• _Exercise objective_
In the records below, find the line that contains "Output the Python" and the line that contains "fig.savefig('out.png', dpi=100)"; write out exactly those two lines and everything between them, without the pictures.

• _Material shown_
'''

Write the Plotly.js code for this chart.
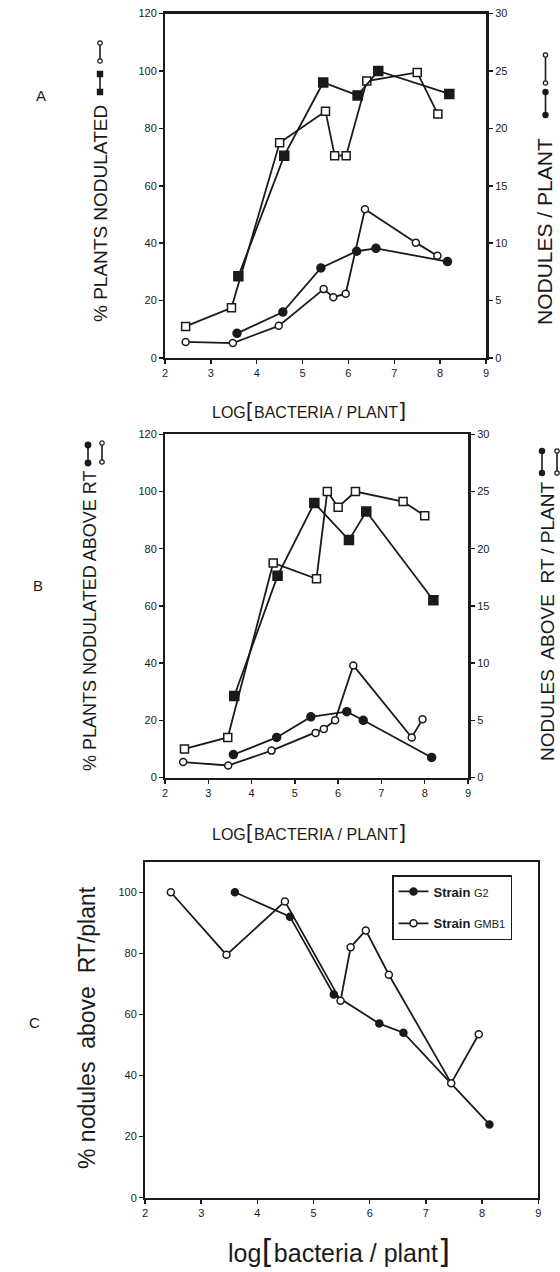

'''
'''

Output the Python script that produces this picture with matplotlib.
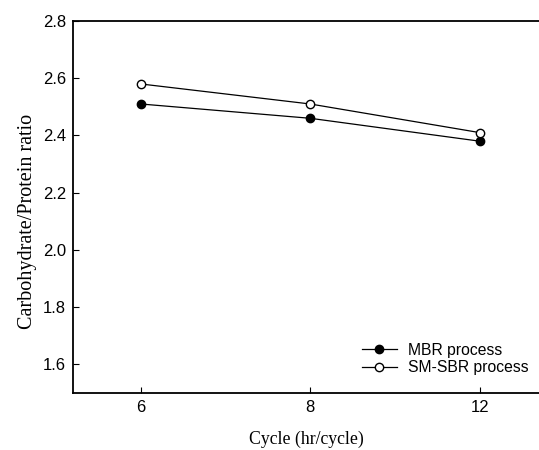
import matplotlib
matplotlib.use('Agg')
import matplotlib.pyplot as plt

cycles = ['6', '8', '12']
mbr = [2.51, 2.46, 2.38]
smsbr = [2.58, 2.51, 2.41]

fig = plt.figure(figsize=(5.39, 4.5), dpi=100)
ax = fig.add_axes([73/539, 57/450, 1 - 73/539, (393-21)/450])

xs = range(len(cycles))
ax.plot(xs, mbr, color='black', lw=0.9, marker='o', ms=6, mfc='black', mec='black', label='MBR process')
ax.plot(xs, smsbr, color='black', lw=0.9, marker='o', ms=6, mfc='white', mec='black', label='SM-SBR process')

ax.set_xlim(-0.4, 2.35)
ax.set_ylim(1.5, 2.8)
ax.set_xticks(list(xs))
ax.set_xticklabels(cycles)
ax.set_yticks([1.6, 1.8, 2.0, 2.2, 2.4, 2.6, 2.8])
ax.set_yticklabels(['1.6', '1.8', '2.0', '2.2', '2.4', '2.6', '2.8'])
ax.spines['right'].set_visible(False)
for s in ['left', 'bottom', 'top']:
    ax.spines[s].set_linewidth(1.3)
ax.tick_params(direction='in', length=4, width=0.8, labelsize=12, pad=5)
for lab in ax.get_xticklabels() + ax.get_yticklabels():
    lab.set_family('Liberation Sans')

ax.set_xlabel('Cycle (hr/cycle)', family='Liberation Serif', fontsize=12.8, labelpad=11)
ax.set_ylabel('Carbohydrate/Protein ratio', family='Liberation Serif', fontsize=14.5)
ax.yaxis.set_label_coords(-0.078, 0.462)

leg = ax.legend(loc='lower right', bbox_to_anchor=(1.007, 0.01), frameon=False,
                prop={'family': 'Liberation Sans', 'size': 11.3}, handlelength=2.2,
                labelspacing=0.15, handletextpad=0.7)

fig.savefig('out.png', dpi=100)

'''
'''

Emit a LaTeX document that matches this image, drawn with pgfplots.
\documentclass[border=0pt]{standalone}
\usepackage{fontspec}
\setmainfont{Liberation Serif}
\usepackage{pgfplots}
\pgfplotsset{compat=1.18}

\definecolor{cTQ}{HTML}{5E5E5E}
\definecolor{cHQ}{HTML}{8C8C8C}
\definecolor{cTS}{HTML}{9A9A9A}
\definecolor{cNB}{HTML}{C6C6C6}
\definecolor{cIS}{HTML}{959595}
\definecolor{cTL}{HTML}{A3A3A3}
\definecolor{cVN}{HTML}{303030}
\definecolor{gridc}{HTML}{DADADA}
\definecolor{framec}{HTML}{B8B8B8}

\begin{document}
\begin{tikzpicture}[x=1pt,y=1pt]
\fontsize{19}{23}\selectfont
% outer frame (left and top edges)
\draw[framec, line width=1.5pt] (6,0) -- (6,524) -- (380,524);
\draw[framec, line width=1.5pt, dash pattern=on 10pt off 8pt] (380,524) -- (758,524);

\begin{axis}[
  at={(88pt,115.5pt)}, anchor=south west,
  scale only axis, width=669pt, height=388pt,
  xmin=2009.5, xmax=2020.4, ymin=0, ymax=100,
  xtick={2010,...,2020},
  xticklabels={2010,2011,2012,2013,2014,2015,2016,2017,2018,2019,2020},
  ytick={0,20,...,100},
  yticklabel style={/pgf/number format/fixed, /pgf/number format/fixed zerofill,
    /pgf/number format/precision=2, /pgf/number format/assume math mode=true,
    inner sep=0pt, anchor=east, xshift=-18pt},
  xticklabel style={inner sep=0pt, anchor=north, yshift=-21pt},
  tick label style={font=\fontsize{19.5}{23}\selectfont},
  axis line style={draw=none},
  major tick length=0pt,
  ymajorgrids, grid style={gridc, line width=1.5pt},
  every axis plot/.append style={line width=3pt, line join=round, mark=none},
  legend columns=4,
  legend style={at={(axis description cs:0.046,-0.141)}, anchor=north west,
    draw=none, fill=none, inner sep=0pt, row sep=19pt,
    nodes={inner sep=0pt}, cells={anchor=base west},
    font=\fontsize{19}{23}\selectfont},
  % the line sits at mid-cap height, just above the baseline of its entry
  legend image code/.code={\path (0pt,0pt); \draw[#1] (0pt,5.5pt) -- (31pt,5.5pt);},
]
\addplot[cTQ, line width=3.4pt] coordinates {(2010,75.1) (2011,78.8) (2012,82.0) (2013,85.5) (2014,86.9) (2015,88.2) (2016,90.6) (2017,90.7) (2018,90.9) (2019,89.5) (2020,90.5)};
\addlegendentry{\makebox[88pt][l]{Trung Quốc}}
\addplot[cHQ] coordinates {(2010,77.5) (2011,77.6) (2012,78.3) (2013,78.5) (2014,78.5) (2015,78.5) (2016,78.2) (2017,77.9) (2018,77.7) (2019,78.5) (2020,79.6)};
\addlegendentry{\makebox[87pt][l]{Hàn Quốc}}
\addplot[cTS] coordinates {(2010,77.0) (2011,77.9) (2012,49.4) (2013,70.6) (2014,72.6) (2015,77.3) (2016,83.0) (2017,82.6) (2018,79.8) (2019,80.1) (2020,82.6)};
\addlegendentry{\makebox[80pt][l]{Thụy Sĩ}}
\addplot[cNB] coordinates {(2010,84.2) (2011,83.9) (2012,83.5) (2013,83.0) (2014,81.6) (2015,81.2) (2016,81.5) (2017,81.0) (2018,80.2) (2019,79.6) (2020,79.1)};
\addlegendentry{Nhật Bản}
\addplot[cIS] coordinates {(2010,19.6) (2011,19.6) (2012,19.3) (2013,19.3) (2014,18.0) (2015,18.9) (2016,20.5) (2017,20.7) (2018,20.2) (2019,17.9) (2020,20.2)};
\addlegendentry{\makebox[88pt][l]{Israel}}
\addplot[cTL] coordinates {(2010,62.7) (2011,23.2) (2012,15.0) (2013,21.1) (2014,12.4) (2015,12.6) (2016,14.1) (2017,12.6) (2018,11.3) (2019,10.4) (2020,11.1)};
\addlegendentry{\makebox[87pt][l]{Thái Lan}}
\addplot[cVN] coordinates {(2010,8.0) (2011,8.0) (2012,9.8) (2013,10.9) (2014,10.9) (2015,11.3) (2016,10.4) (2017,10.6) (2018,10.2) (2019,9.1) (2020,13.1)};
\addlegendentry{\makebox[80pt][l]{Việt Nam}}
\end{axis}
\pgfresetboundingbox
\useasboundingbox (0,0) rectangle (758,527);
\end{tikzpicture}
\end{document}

'''

• _Output_
Output the Python script that produces this picture with matplotlib.
import matplotlib
matplotlib.use('Agg')
import matplotlib.pyplot as plt

cycles = ['6', '8', '12']
mbr = [2.51, 2.46, 2.38]
smsbr = [2.58, 2.51, 2.41]

fig = plt.figure(figsize=(5.39, 4.5), dpi=100)
ax = fig.add_axes([73/539, 57/450, 1 - 73/539, (393-21)/450])

xs = range(len(cycles))
ax.plot(xs, mbr, color='black', lw=0.9, marker='o', ms=6, mfc='black', mec='black', label='MBR process')
ax.plot(xs, smsbr, color='black', lw=0.9, marker='o', ms=6, mfc='white', mec='black', label='SM-SBR process')

ax.set_xlim(-0.4, 2.35)
ax.set_ylim(1.5, 2.8)
ax.set_xticks(list(xs))
ax.set_xticklabels(cycles)
ax.set_yticks([1.6, 1.8, 2.0, 2.2, 2.4, 2.6, 2.8])
ax.set_yticklabels(['1.6', '1.8', '2.0', '2.2', '2.4', '2.6', '2.8'])
ax.spines['right'].set_visible(False)
for s in ['left', 'bottom', 'top']:
    ax.spines[s].set_linewidth(1.3)
ax.tick_params(direction='in', length=4, width=0.8, labelsize=12, pad=5)
for lab in ax.get_xticklabels() + ax.get_yticklabels():
    lab.set_family('Liberation Sans')

ax.set_xlabel('Cycle (hr/cycle)', family='Liberation Serif', fontsize=12.8, labelpad=11)
ax.set_ylabel('Carbohydrate/Protein ratio', family='Liberation Serif', fontsize=14.5)
ax.yaxis.set_label_coords(-0.078, 0.462)

leg = ax.legend(loc='lower right', bbox_to_anchor=(1.007, 0.01), frameon=False,
                prop={'family': 'Liberation Sans', 'size': 11.3}, handlelength=2.2,
                labelspacing=0.15, handletextpad=0.7)

fig.savefig('out.png', dpi=100)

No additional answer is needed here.